Jamie reappears ten minutes later clutching a handful of peonies, which I'm pretty confident aren't native to the pavements of our street. She proudly offers them to me, her little face expectant of the great praise that she knows is about to bestowed upon her.
Instant dilemma, do I thank her for the peonies thereby encouraging her to continue to nick all the neighbours' shrubbery? Or do I tell her off and shoot her gesture down in a ball of flames?
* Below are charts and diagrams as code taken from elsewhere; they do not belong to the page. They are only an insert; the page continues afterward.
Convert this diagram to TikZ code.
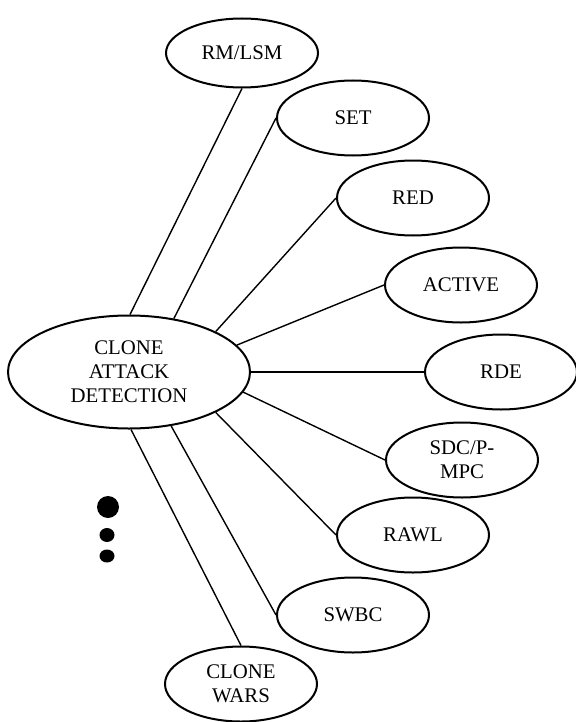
\documentclass[tikz,border=0pt]{standalone}
\usepackage{fontspec}
\setmainfont{Liberation Serif}
\usetikzlibrary{shapes.geometric}
\tikzset{
  leaf/.style={ellipse, draw, line width=1pt, inner sep=0pt,
    minimum width=76pt, minimum height=37.5pt, align=center,
    font=\fontsize{10.4}{12}\selectfont},
  hub/.style={leaf, minimum width=121pt, minimum height=56.5pt},
  link/.style={line width=0.7pt},
  dot/.style={fill=black, draw=none}
}
\begin{document}
\begin{tikzpicture}[x=0.5pt, y=-0.5pt]
\useasboundingbox (0,0) rectangle (576,722);
% central method node
\node[hub] (c) at (129,372) {CLONE\\ATTACK\\DETECTION};
% detection schemes
\node[leaf, minimum height=34.5pt] (rm) at (242,53) {RM/LSM};
\node[leaf] (set)  at (353,118) {SET};
\node[leaf] (red)  at (413,198) {RED};
\node[leaf] (act)  at (461,285) {ACTIVE};
\node[leaf] (rde)  at (501,372) {RDE};
\node[leaf] (sdc)  at (462,460) {SDC/P-\\MPC};
\node[leaf] (rawl) at (413,535) {RAWL};
\node[leaf] (swbc) at (353,615) {SWBC};
\node[leaf] (cw)   at (241,684) {CLONE\\WARS};
% connectors
\draw[link] (c.89)  -- (rm.south);
\draw[link] (c.50)  -- (set.west);
\draw[link] (c.25)  -- (red.west);
\draw[link] (c.14)  -- (act.west);
\draw[link] (c.0)   -- (rde.west);
\draw[link] (c.-10) -- (sdc.west);
\draw[link] (c.-25) -- (rawl.west);
\draw[link] (c.-52) -- (swbc.west);
\draw[link] (c.-88) -- (cw.north);
% ellipsis dots
\fill[dot] (108,507) circle [radius=11];
\fill[dot] (107,535) ellipse [x radius=7.5, y radius=7];
\fill[dot] (107,556) ellipse [x radius=7.5, y radius=6.5];
\end{tikzpicture}
\end{document}
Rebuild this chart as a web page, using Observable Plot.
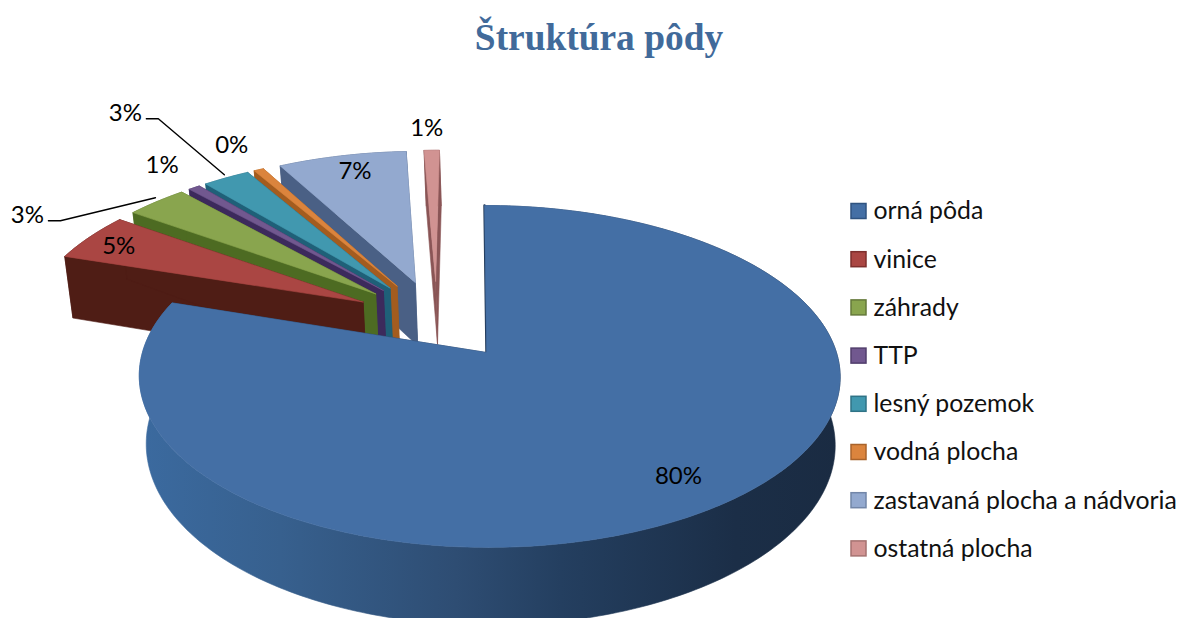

So in true fence-sitting fashion I do both (probably the reason my kids are the most confused children I know). I'm doing OK; calmly explaining that the flowers are beautiful and that it was a lovely thought but I had just told her not to go in other people's gardens. After being met with a blank look I begin to lose my cool and I can't help going from calm mode to lecturing her with abject disbelief that she has not only gone out and done the very thing I asked her not to do, but she has stolen from the neighbours garden as well! I end with a mother-hen-like phrase such as
"I don't know why I bother!"
Hmmm, didn't handle that with the greatest of finesse, I reflect as I down a large coffee and inhale hard on my Marlborough light. Next time I'll do better I resolve.
Next is Nicki. She is hungry (because it has been more than three nanoseconds since lunch). She formally requests chocolate biscuits. I counter with an offer of fruit. Nicki has a full inventory of all the kitchen's contents that she regularly updates. Knowing full well that we don't have any melon, this is what she asks for. When I tell her what she already knows; no melon, she is forced to go back to her original request of biscuits.
"Grapes, apple, or banana" I say. I'm not showing a hint of weakness but I've already withered inside because I know what's coming.
"I don't like banana!" She protests.
"Grapes or apple" I say.
"Not if you're hungry, Nicki"
In one deft move: folded arms, huffy face, glaring eyes, and deliberate stomping across the house. She slams her feet down on every single step on her way upstairs until she reaches her room. Two-second pause and then SLAM. There goes another set of door hinges. I boil the kettle and look for my fags.
Take incidents like this, have them five times over in a single day with five children of differing ages and personalities and you may be somewhere close to the nightmare that is parenting the Hayes offspring (or any offspring, I suspect).
However, when you chuck a Stig into the equation, this changes things. Usually not in a good way but then you can almost always guarantee that with Stig around, hilarity will ensue.
His top five telling offs of all time are funny, shameful and not particularly effective, but nevertheless deserve a mention.
1. To Nicki: "You're a Brownie, you should know better!"
2. To random squabbling children: "Quit it, you're making my voice go up and down!"
3. When Sam was running away after I'd told him off: "Run Forrest, Run!"
4. Jamie to Stig: "Dad, when will I be able to go to the shop alone?"
Stig to Jamie: "When you've climbed the hill of responsibility"
5. To all kids when bedlam ensues: "What do you think this is, Jonny's F****** Fun Factory?"